Congratulations! Your work is done right? Wrong! The first few days are crucial in establishing a new hire’s sense that they made the right decision by accepting your offer. If establishing a company culture matters to you (and it should), have an onboarding schedule in place that ensures your new employee will be well integrated.
Introduce your newbie to everyone in the office. Don’t assume that they already know someone because they have met during the interview.
Work station is set-up and ready to go This seems like a small feat, but think back at how it felt when you started at that last company and you didn’t have a computer or desk of your own for the first two months? Pretty awful and insignificant, I’ll bet.
Take them out to lunch on their first day. Take the new employee out for lunch in the neighborhood. It’s a great way to get to know each other in a casual setting, and show the new hire around (and most importantly, introduce them to the local lunch options!).

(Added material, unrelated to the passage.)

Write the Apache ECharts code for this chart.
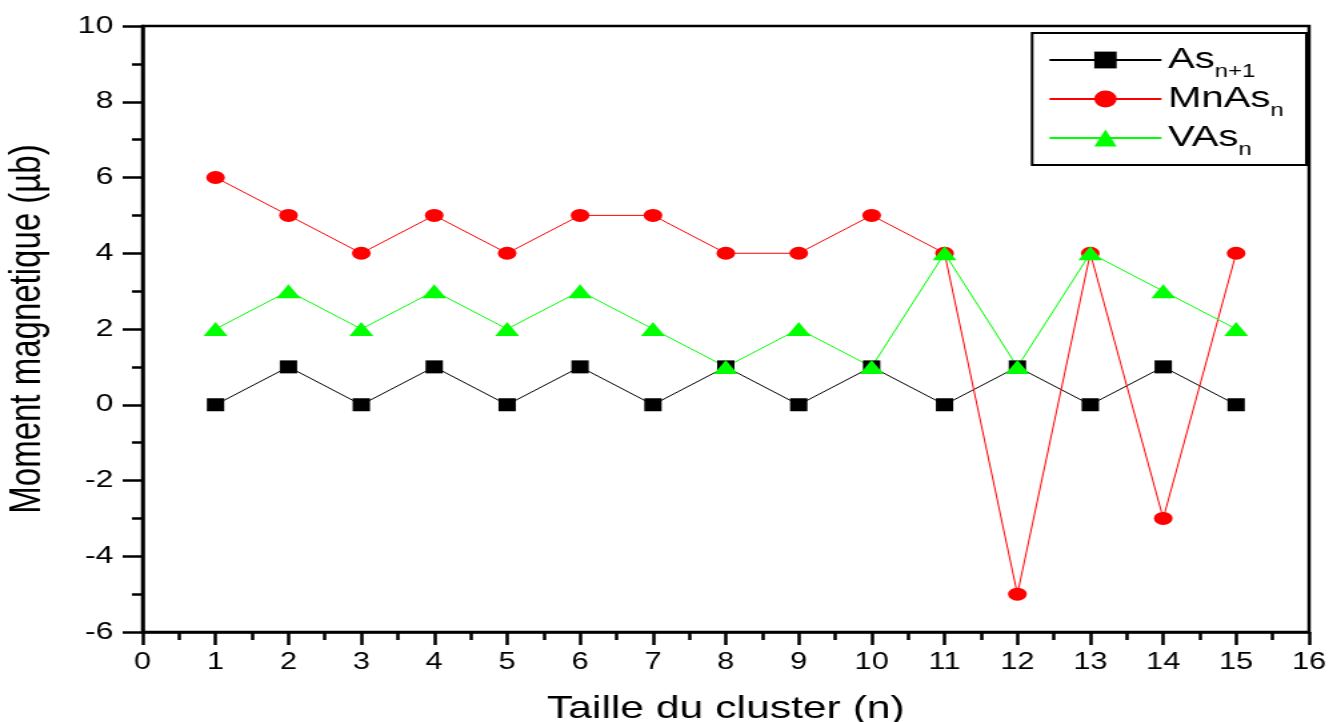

Teach your staff to be gracious with new employees at all times Establishing a culture of inclusivity and openness is the best way to retain the interest of new staff in those crucial first few weeks. Ensure that they are smoothly integrated, and that the newbie feels comfortable enough to ask questions.
Building a web app? Have a program in place that provides exposure to the product, the customer and culture from day one. If you are building a web app, you already know how crucial it is for your team to know the product, but don’t underestimate the importance of knowing your users. Some companies have a mandatory rule about getting to know the company from the bottom-up (think Procter & Gamble) by starting in sales, no matter what role the employee was hired into. Support is like sales for web apps – it’s a customer-facing role that’s a great place to start for anyone joining your company.
Hiring is a process: don’t forget. Like your software development process and your design process, there is room for continuous iteration and improvement. Surrender to the process and let it evolve.
Good luck building your kick-ass team!